▶ **Work required**: Make an exact copy of the data below, leaving out every picture.

-- start Source excerpt --

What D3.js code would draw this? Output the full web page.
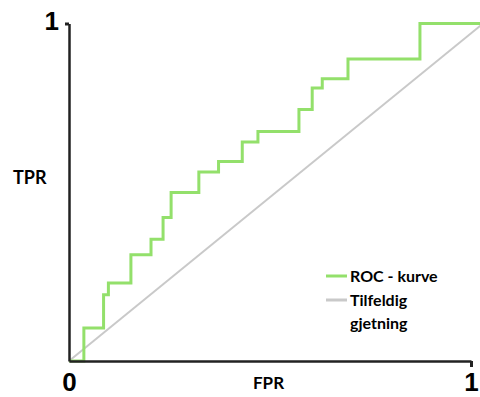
<!DOCTYPE html>
<html>
<head>
<meta charset="utf-8">
<script src="https://cdn.jsdelivr.net/npm/d3@7"></script>
<style>
  body { margin: 0; background: #fff; }
  svg { display: block; font-family: Lato, "Open Sans", sans-serif; }
</style>
</head>
<body>
<div id="chart"></div>
<script>
"use strict"
// ROC curve (FPR, TPR at each step corner)
var rocFpr = [0, 0.037, 0.086, 0.098, 0.154, 0.204, 0.234, 0.254, 0.323, 0.372, 0.431, 0.470, 0.572, 0.605, 0.630, 0.694, 0.873, 1.05];
var rocTpr = [0, 0.098, 0.196, 0.231, 0.315, 0.361, 0.425, 0.499, 0.560, 0.591, 0.649, 0.680, 0.745, 0.809, 0.836, 0.895, 1.0, 1.0];
// random guess line
var randFpr = [0, 1.03];
var randTpr = [0, 1];
var legendLabels = [["ROC - kurve"], ["Tilfeldig", "gjetning"]];

var width = 480, height = 397;
var rocColor = "#93e06b", randColor = "#c9c9c9";

var svg = d3.select("#chart").append("svg")
    .attr("width", width)
    .attr("height", height)
    .style("overflow", "hidden");

var xScale = d3.scaleLinear().domain([0, 1]).range([69, 471]);
var yScale = d3.scaleLinear().domain([0, 1]).range([361, 23.5]);

var line = d3.line()
    .x(function(d) {return xScale(d[0])})
    .y(function(d) {return yScale(d[1])});

var rocData = rocFpr.map(function(d, i) {return [d, rocTpr[i]]});
var randData = randFpr.map(function(d, i) {return [d, randTpr[i]]});

// diagonal first, then the ROC curve on top
svg.append("path")
    .datum(randData)
    .attr("d", line)
    .attr("fill", "none")
    .attr("stroke", randColor)
    .attr("stroke-width", 2);

svg.append("path")
    .datum(rocData)
    .attr("d", line.curve(d3.curveStepAfter))
    .attr("fill", "none")
    .attr("stroke", rocColor)
    .attr("stroke-width", 3);

// axes
var yAxis = d3.axisLeft(yScale).tickValues([1]).tickFormat(d3.format("d")).tickSize(4).tickSizeOuter(0).tickPadding(6);
var xAxis = d3.axisBottom(xScale).tickValues([0, 1]).tickFormat(d3.format("d")).tickSize(6).tickSizeOuter(0).tickPadding(6);

var gy = svg.append("g").attr("transform", "translate(" + xScale(0) + ",0)").call(yAxis);
var gx = svg.append("g").attr("transform", "translate(0," + yScale(0) + ")").call(xAxis);

[gx, gy].forEach(function(g) {
    g.select(".domain").attr("stroke", "#222").attr("stroke-width", 2.5);
    g.selectAll(".tick line").attr("stroke", "#222").attr("stroke-width", 3);
    g.selectAll(".tick text")
        .attr("fill", "#000")
        .style("font-size", "26px")
        .style("font-weight", "bold");
});
gy.select(".tick text").attr("dy", "0.22em");
gx.selectAll(".tick").filter(function(d) {return d === 0}).select("line").remove();

// axis titles
svg.append("text")
    .attr("x", 13).attr("y", 184)
    .style("font-size", "18px").style("font-weight", "bold")
    .text("TPR");

svg.append("text")
    .attr("x", 253).attr("y", 389)
    .style("font-size", "17px").style("font-weight", "bold")
    .text("FPR");

// legend
var legend = svg.append("g").attr("transform", "translate(326,276)");
var colors = [rocColor, randColor];
legendLabels.forEach(function(lines, i) {
    var y0 = i * 24;
    legend.append("line")
        .attr("x1", 0).attr("x2", 21)
        .attr("y1", y0).attr("y2", y0)
        .attr("stroke", colors[i]).attr("stroke-width", 3);
    lines.forEach(function(t, j) {
        legend.append("text")
            .attr("x", 24).attr("y", y0 + 6 + j * 23)
            .style("font-size", "16px").style("font-weight", "bold")
            .text(t);
    });
});
</script>
</body>
</html>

-- end Source excerpt --

▶ **Answer to this exercise**:
What D3.js code would draw this? Output the full web page.
<!DOCTYPE html>
<html>
<head>
<meta charset="utf-8">
<script src="https://cdn.jsdelivr.net/npm/d3@7"></script>
<style>
  body { margin: 0; background: #fff; }
  svg { display: block; font-family: Lato, "Open Sans", sans-serif; }
</style>
</head>
<body>
<div id="chart"></div>
<script>
"use strict"
// ROC curve (FPR, TPR at each step corner)
var rocFpr = [0, 0.037, 0.086, 0.098, 0.154, 0.204, 0.234, 0.254, 0.323, 0.372, 0.431, 0.470, 0.572, 0.605, 0.630, 0.694, 0.873, 1.05];
var rocTpr = [0, 0.098, 0.196, 0.231, 0.315, 0.361, 0.425, 0.499, 0.560, 0.591, 0.649, 0.680, 0.745, 0.809, 0.836, 0.895, 1.0, 1.0];
// random guess line
var randFpr = [0, 1.03];
var randTpr = [0, 1];
var legendLabels = [["ROC - kurve"], ["Tilfeldig", "gjetning"]];

var width = 480, height = 397;
var rocColor = "#93e06b", randColor = "#c9c9c9";

var svg = d3.select("#chart").append("svg")
    .attr("width", width)
    .attr("height", height)
    .style("overflow", "hidden");

var xScale = d3.scaleLinear().domain([0, 1]).range([69, 471]);
var yScale = d3.scaleLinear().domain([0, 1]).range([361, 23.5]);

var line = d3.line()
    .x(function(d) {return xScale(d[0])})
    .y(function(d) {return yScale(d[1])});

var rocData = rocFpr.map(function(d, i) {return [d, rocTpr[i]]});
var randData = randFpr.map(function(d, i) {return [d, randTpr[i]]});

// diagonal first, then the ROC curve on top
svg.append("path")
    .datum(randData)
    .attr("d", line)
    .attr("fill", "none")
    .attr("stroke", randColor)
    .attr("stroke-width", 2);

svg.append("path")
    .datum(rocData)
    .attr("d", line.curve(d3.curveStepAfter))
    .attr("fill", "none")
    .attr("stroke", rocColor)
    .attr("stroke-width", 3);

// axes
var yAxis = d3.axisLeft(yScale).tickValues([1]).tickFormat(d3.format("d")).tickSize(4).tickSizeOuter(0).tickPadding(6);
var xAxis = d3.axisBottom(xScale).tickValues([0, 1]).tickFormat(d3.format("d")).tickSize(6).tickSizeOuter(0).tickPadding(6);

var gy = svg.append("g").attr("transform", "translate(" + xScale(0) + ",0)").call(yAxis);
var gx = svg.append("g").attr("transform", "translate(0," + yScale(0) + ")").call(xAxis);

[gx, gy].forEach(function(g) {
    g.select(".domain").attr("stroke", "#222").attr("stroke-width", 2.5);
    g.selectAll(".tick line").attr("stroke", "#222").attr("stroke-width", 3);
    g.selectAll(".tick text")
        .attr("fill", "#000")
        .style("font-size", "26px")
        .style("font-weight", "bold");
});
gy.select(".tick text").attr("dy", "0.22em");
gx.selectAll(".tick").filter(function(d) {return d === 0}).select("line").remove();

// axis titles
svg.append("text")
    .attr("x", 13).attr("y", 184)
    .style("font-size", "18px").style("font-weight", "bold")
    .text("TPR");

svg.append("text")
    .attr("x", 253).attr("y", 389)
    .style("font-size", "17px").style("font-weight", "bold")
    .text("FPR");

// legend
var legend = svg.append("g").attr("transform", "translate(326,276)");
var colors = [rocColor, randColor];
legendLabels.forEach(function(lines, i) {
    var y0 = i * 24;
    legend.append("line")
        .attr("x1", 0).attr("x2", 21)
        .attr("y1", y0).attr("y2", y0)
        .attr("stroke", colors[i]).attr("stroke-width", 3);
    lines.forEach(function(t, j) {
        legend.append("text")
            .attr("x", 24).attr("y", y0 + 6 + j * 23)
            .style("font-size", "16px").style("font-weight", "bold")
            .text(t);
    });
});
</script>
</body>
</html>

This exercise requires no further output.